Sebagai mantan atlet yang kini berstatus pelatih nasional, Arief mengaku terobsesi melahirkan karateka yang bisa berprestasi lebih baik darinya.
"Jadi peraih emas pertama Indonesia di AG memang membanggakan. Akan tetapi, saya lebih bangga kalau bisa melahirkan karateka yang bisa menjaga tradisi emas Indonesia di AG dan menjadi juara dunia," papar Arief, yang tercatat menangani pelatnas sejak 2011.
Karena itu, meski disibukkan oleh jadwal padat di kantornya, Bank Mandiri Wilayah Makassar, Arief selalu menyempatkan diri melatih anak asuhnya minimal tiga kali sepekan di dojo karate dekat kantornya.
"Apalagi, persaingan karateka di Tanah Air lebih merata. Fasilitas pendukung pun jauh lebih baik dibandingkan ketika saya masih menjadi atlet," ujarnya.
Dia merujuk fakta yang terjadi di Sulsel misalnya. Meski menjadi juara umum karate di PON 2012, belakangan karateka Sulsel tidak lagi dominan.
Khususnya di nomor kumite, di mana Sulsel pernah melahirkan karateka petarung seperti Ellong Tjandra, Djafar Djantang, Saleh Al Habsy, Verus Bilalu, Sudirman, dan Sumarto.
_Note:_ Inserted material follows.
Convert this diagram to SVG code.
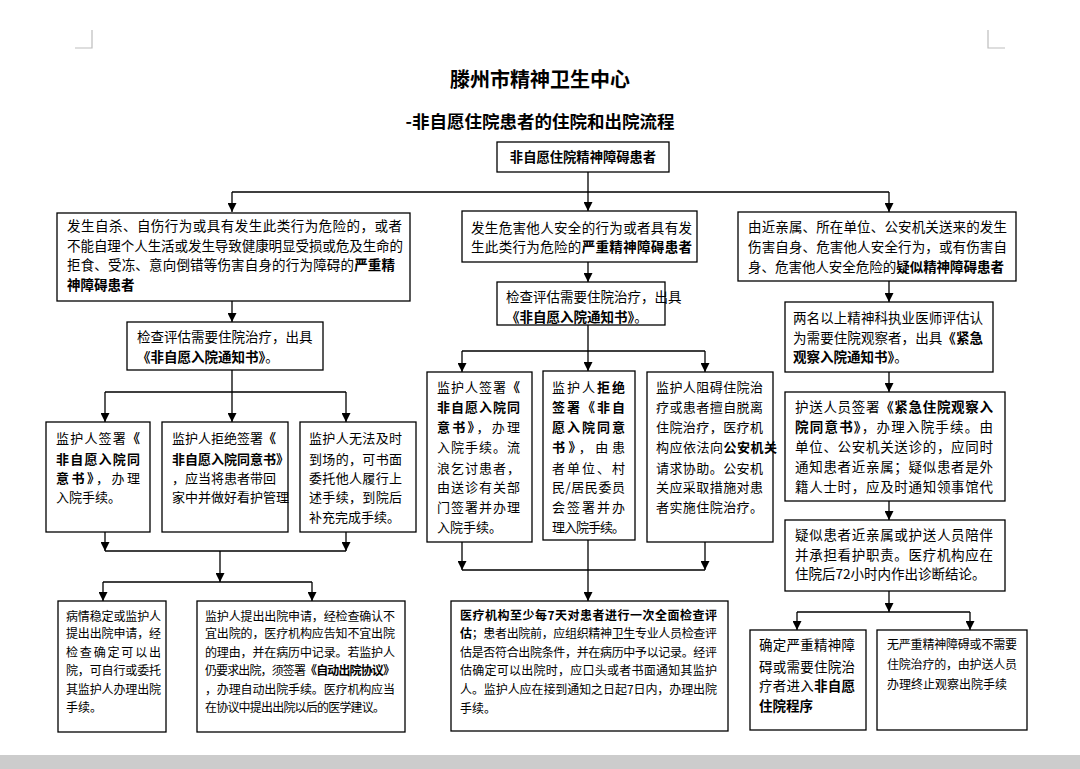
<svg xmlns="http://www.w3.org/2000/svg" width="1080" height="769" viewBox="0 0 1080 769">
<style>
.n{fill:#fff;stroke:#000;stroke-width:1.3}
text{font-family:"Noto Sans CJK SC","Noto Sans",sans-serif;fill:#000}
.t{font-size:13.5px}
.s{font-size:13px}
.m{font-size:12px}
.b{font-weight:bold}
.c{stroke:#000;stroke-width:1.3;fill:none}
.a{stroke:#000;stroke-width:1.3;fill:none;marker-end:url(#ah)}
.g{stroke:#bdbdbd;stroke-width:1.2;fill:none}
</style>
<defs>
<marker id="ah" markerUnits="userSpaceOnUse" markerWidth="9" markerHeight="9" refX="9" refY="4.5" orient="auto">
<path d="M0,0 L9,4.5 L0,9 z" fill="#000"/>
</marker>
</defs>
<rect width="1080" height="769" fill="#fff"/>
<rect x="0" y="755" width="1080" height="14" fill="#cccccc"/>
<g id="corners">
<path class="g" d="M75,48 H92 V30"/>
<path class="g" d="M1005,48 H988 V30"/>
</g>
<g id="title">
<text x="540" y="87" text-anchor="middle" class="b" style="font-size:20px">滕州市精神卫生中心</text>
<text x="540" y="128" text-anchor="middle" class="b" style="font-size:17.5px">-非自愿住院患者的住院和出院流程</text>
</g>
<g id="connectors">
<path class="c" d="M588,172 V192 M232,192 H889"/>
<path class="a" d="M232,192 V212"/>
<path class="a" d="M588,192 V211"/>
<path class="a" d="M889,192 V212"/>
<path class="a" d="M232,301 V322"/>
<path class="c" d="M232,370 V392 M105,392 H346"/>
<path class="a" d="M105,392 V422"/>
<path class="a" d="M232,392 V422"/>
<path class="a" d="M346,392 V422"/>
<path class="a" d="M105,532 V551"/>
<path class="a" d="M346,532 V551"/>
<path class="c" d="M105,551 H346"/>
<path class="a" d="M220,551 V582"/>
<path class="c" d="M103,582 H312"/>
<path class="a" d="M103,582 V601"/>
<path class="a" d="M312,582 V601"/>
<path class="a" d="M588,262 V282"/>
<path class="c" d="M588,325 V351 M462,351 H705"/>
<path class="a" d="M462,351 V372"/>
<path class="a" d="M588,351 V371"/>
<path class="a" d="M705,351 V372"/>
<path class="a" d="M462,542 V570"/>
<path class="a" d="M705,542 V570"/>
<path class="c" d="M462,570 H705"/>
<path class="a" d="M588,540 V601"/>
<path class="a" d="M889,281 V302"/>
<path class="a" d="M889,372 V392"/>
<path class="a" d="M889,501 V520"/>
<path class="a" d="M889,591 V612"/>
<path class="c" d="M797,612 H970"/>
<path class="a" d="M797,612 V630"/>
<path class="a" d="M970,612 V630"/>
</g>
<g id="top">
<rect class="n" x="497" y="142" width="172" height="30"/>
<text x="583" y="162" text-anchor="middle" class="b" style="font-size:13.3px">非自愿住院精神障碍患者</text>
</g>
<g id="left1">
<rect class="n" x="57" y="213" width="353" height="88"/>
<text class="t" x="67" y="231" textLength="335" lengthAdjust="spacing">发生自杀、自伤行为或具有发生此类行为危险的，或者</text>
<text class="t" x="67" y="251" textLength="336" lengthAdjust="spacing">不能自理个人生活或发生导致健康明显受损或危及生命的</text>
<text class="t" x="67" y="270" textLength="328" lengthAdjust="spacing">拒食、受冻、意向倒错等伤害自身的行为障碍的<tspan class="b">严重精</tspan></text>
<text class="t b" x="67" y="290">神障碍患者</text>
</g>
<g id="left2">
<rect class="n" x="127" y="322" width="196" height="48"/>
<text class="t" x="137" y="342">检查评估需要住院治疗，出具</text>
<text class="t" x="137" y="362"><tspan class="b">《非自愿入院通知书》</tspan>。</text>
</g>
<g id="leftA">
<rect class="n" x="46" y="422" width="104" height="110"/>
<text class="s" x="56" y="443" textLength="84" lengthAdjust="spacing">监护人签署<tspan class="b">《</tspan></text>
<text class="s b" x="56" y="464" textLength="84" lengthAdjust="spacing">非自愿入院同</text>
<text class="s" x="56" y="483" textLength="84" lengthAdjust="spacing"><tspan class="b">意书》</tspan>，办理</text>
<text class="s" x="56" y="502">入院手续。</text>
</g>
<g id="leftB">
<rect class="n" x="162" y="422" width="126" height="110"/>
<text class="s" x="172" y="443">监护人拒绝签署<tspan class="b">《</tspan></text>
<text class="s b" x="172" y="464">非自愿入院同意书》</text>
<text class="s" x="172" y="483">，应当将患者带回</text>
<text class="s" x="172" y="502">家中并做好看护管理</text>
</g>
<g id="leftC">
<rect class="n" x="300" y="422" width="116" height="110"/>
<text class="s" x="309" y="443" textLength="93" lengthAdjust="spacing">监护人无法及时</text>
<text class="s" x="309" y="464" textLength="93" lengthAdjust="spacing">到场的，可书面</text>
<text class="s" x="309" y="483" textLength="93" lengthAdjust="spacing">委托他人履行上</text>
<text class="s" x="309" y="502" textLength="93" lengthAdjust="spacing">述手续，到院后</text>
<text class="s" x="309" y="522">补充完成手续。</text>
</g>
<g id="leftD">
<rect class="n" x="58" y="601" width="108" height="131"/>
<text class="m" x="66" y="621" textLength="95" lengthAdjust="spacing">病情稳定或监护人</text>
<text class="m" x="66" y="638" textLength="95" lengthAdjust="spacing">提出出院申请，经</text>
<text class="m" x="66" y="657" textLength="95" lengthAdjust="spacing">检查确定可以出</text>
<text class="m" x="66" y="675" textLength="95" lengthAdjust="spacing">院，可自行或委托</text>
<text class="m" x="66" y="694" textLength="95" lengthAdjust="spacing">其监护人办理出院</text>
<text class="m" x="66" y="712">手续。</text>
</g>
<g id="leftE">
<rect class="n" x="197" y="601" width="208" height="131"/>
<text class="m" x="205" y="621" textLength="190" lengthAdjust="spacing">监护人提出出院申请，经检查确认不</text>
<text class="m" x="205" y="638" textLength="190" lengthAdjust="spacing">宜出院的，医疗机构应告知不宜出院</text>
<text class="m" x="205" y="657" textLength="190" lengthAdjust="spacing">的理由，并在病历中记录。若监护人</text>
<text class="m" x="205" y="675" textLength="190" lengthAdjust="spacing">仍要求出院，须签署<tspan class="b">《自动出院协议》</tspan></text>
<text class="m" x="205" y="694" textLength="190" lengthAdjust="spacing">，办理自动出院手续。医疗机构应当</text>
<text class="m" x="205" y="712" textLength="180" lengthAdjust="spacing">在协议中提出出院以后的医学建议。</text>
</g>
<g id="mid1">
<rect class="n" x="462" y="211" width="235" height="51"/>
<text class="t" x="471" y="233" textLength="221" lengthAdjust="spacing">发生危害他人安全的行为或者具有发</text>
<text class="t" x="471" y="252" textLength="221" lengthAdjust="spacing">生此类行为危险的<tspan class="b">严重精神障碍患者</tspan></text>
</g>
<g id="mid2">
<rect class="n" x="497" y="282" width="168" height="43"/>
<text class="t" x="506" y="302">检查评估需要住院治疗，出具</text>
<text class="t" x="506" y="322"><tspan class="b">《非自愿入院通知书》</tspan>。</text>
</g>
<g id="midF">
<rect class="n" x="427" y="372" width="105" height="170"/>
<text class="s" x="437" y="392" textLength="83" lengthAdjust="spacing">监护人签署<tspan class="b">《</tspan></text>
<text class="s b" x="437" y="412" textLength="83" lengthAdjust="spacing">非自愿入院同</text>
<text class="s" x="437" y="432" textLength="83" lengthAdjust="spacing"><tspan class="b">意书》</tspan>，办理</text>
<text class="s" x="437" y="452" textLength="83" lengthAdjust="spacing">入院手续。流</text>
<text class="s" x="437" y="473" textLength="83" lengthAdjust="spacing">浪乞讨患者，</text>
<text class="s" x="437" y="492" textLength="83" lengthAdjust="spacing">由送诊有关部</text>
<text class="s" x="437" y="512" textLength="83" lengthAdjust="spacing">门签署并办理</text>
<text class="s" x="437" y="532">入院手续。</text>
</g>
<g id="midG">
<rect class="n" x="543" y="371" width="92" height="169"/>
<text class="s" x="552" y="392" textLength="73" lengthAdjust="spacing">监护人<tspan class="b">拒绝</tspan></text>
<text class="s b" x="552" y="412" textLength="73" lengthAdjust="spacing">签署《非自</text>
<text class="s b" x="552" y="432" textLength="73" lengthAdjust="spacing">愿入院同意</text>
<text class="s" x="552" y="452" textLength="73" lengthAdjust="spacing"><tspan class="b">书》</tspan>，由患</text>
<text class="s" x="552" y="473" textLength="73" lengthAdjust="spacing">者单位、村</text>
<text class="s" x="552" y="492" textLength="73" lengthAdjust="spacing">民/居民委员</text>
<text class="s" x="552" y="512" textLength="73" lengthAdjust="spacing">会签署并办</text>
<text class="s" x="552" y="532" textLength="73" lengthAdjust="spacing">理入院手续。</text>
</g>
<g id="midH">
<rect class="n" x="647" y="372" width="126" height="170"/>
<text class="s" x="656" y="392" textLength="107" lengthAdjust="spacing">监护人阻碍住院治</text>
<text class="s" x="656" y="412" textLength="107" lengthAdjust="spacing">疗或患者擅自脱离</text>
<text class="s" x="656" y="432" textLength="107" lengthAdjust="spacing">住院治疗，医疗机</text>
<text class="s" x="656" y="452" textLength="121" lengthAdjust="spacing">构应依法向<tspan class="b">公安机关</tspan></text>
<text class="s" x="656" y="473" textLength="107" lengthAdjust="spacing">请求协助。公安机</text>
<text class="s" x="656" y="492" textLength="107" lengthAdjust="spacing">关应采取措施对患</text>
<text class="s" x="656" y="512" textLength="107" lengthAdjust="spacing">者实施住院治疗。</text>
</g>
<g id="midI">
<rect class="n" x="451" y="601" width="277" height="130"/>
<text class="m" x="460" y="620" textLength="257" lengthAdjust="spacing"><tspan class="b">医疗机构至少每7天对患者进行一次全面检查评</tspan></text>
<text class="m" x="460" y="638" textLength="257" lengthAdjust="spacing"><tspan class="b">估</tspan>；患者出院前，应组织精神卫生专业人员检查评</text>
<text class="m" x="460" y="657" textLength="257" lengthAdjust="spacing">估是否符合出院条件，并在病历中予以记录。经评</text>
<text class="m" x="460" y="675" textLength="257" lengthAdjust="spacing">估确定可以出院时，应口头或者书面通知其监护</text>
<text class="m" x="460" y="694" textLength="257" lengthAdjust="spacing">人。监护人应在接到通知之日起7日内，办理出院</text>
<text class="m" x="460" y="713">手续。</text>
</g>
<g id="right1">
<rect class="n" x="738" y="212" width="278" height="69"/>
<text class="t" x="748" y="232" textLength="259" lengthAdjust="spacing">由近亲属、所在单位、公安机关送来的发生</text>
<text class="t" x="748" y="252" textLength="259" lengthAdjust="spacing">伤害自身、危害他人安全行为，或有伤害自</text>
<text class="t" x="748" y="272" textLength="256" lengthAdjust="spacing">身、危害他人安全危险的<tspan class="b">疑似精神障碍患者</tspan></text>
</g>
<g id="right2">
<rect class="n" x="785" y="302" width="208" height="70"/>
<text class="t" x="793" y="323" textLength="190" lengthAdjust="spacing">两名以上精神科执业医师评估认</text>
<text class="t" x="793" y="343" textLength="190" lengthAdjust="spacing">为需要住院观察者，出具<tspan class="b">《紧急</tspan></text>
<text class="t" x="793" y="362"><tspan class="b">观察入院通知书》</tspan>。</text>
</g>
<g id="right3">
<rect class="n" x="785" y="392" width="220" height="109"/>
<text class="t" x="795" y="412" textLength="198" lengthAdjust="spacing">护送人员签署<tspan class="b">《紧急住院观察入</tspan></text>
<text class="t" x="795" y="432" textLength="198" lengthAdjust="spacing"><tspan class="b">院同意书》</tspan>，办理入院手续。由</text>
<text class="t" x="795" y="452" textLength="198" lengthAdjust="spacing">单位、公安机关送诊的，应同时</text>
<text class="t" x="795" y="472" textLength="198" lengthAdjust="spacing">通知患者近亲属；疑似患者是外</text>
<text class="t" x="795" y="492" textLength="198" lengthAdjust="spacing">籍人士时，应及时通知领事馆代</text>
</g>
<g id="right4">
<rect class="n" x="785" y="520" width="220" height="71"/>
<text class="t" x="795" y="540" textLength="198" lengthAdjust="spacing">疑似患者近亲属或护送人员陪伴</text>
<text class="t" x="795" y="560" textLength="198" lengthAdjust="spacing">并承担看护职责。医疗机构应在</text>
<text class="t" x="795" y="579">住院后72小时内作出诊断结论。</text>
</g>
<g id="rightN">
<rect class="n" x="750" y="630" width="116" height="100"/>
<text class="t" x="759" y="650" textLength="96" lengthAdjust="spacing">确定严重精神障</text>
<text class="t" x="759" y="672" textLength="96" lengthAdjust="spacing">碍或需要住院治</text>
<text class="t" x="759" y="691" textLength="96" lengthAdjust="spacing">疗者进入<tspan class="b">非自愿</tspan></text>
<text class="t b" x="759" y="711">住院程序</text>
</g>
<g id="rightO">
<rect class="n" x="877" y="630" width="150" height="100"/>
<text class="m" x="887" y="649" textLength="130" lengthAdjust="spacing">无严重精神障碍或不需要</text>
<text class="m" x="887" y="669" textLength="130" lengthAdjust="spacing">住院治疗的，由护送人员</text>
<text class="m" x="887" y="689">办理终止观察出院手续</text>
</g>
</svg>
"Saat ini, praktis hanya Hendro Salim yang prestasinya terbilang stabil di level nasional," katanya.
Di lingkup keluarga kecilnya, meski punya obsesi besar melahirkan karateka andal, Arief mengaku tetap memberikan kebebasan kepada ketiga anaknya untuk memilih aktivitas yang mereka sukai.
"Sepanjang tujuannya positif untuk masa depan, saya dan istri sudah berkomitmen untuk memberi perhatian lebih untuk mendorong mereka agar bisa meraih hasil terbaik sesuai pilihannya," jelas Arief.
Sikap dan komitmen ini yang dia tunjukkan ke anak pertamanya, Moch. Alif Tausar Syamsuddin (13), yang juga mulai menggeluti karate sejak SD.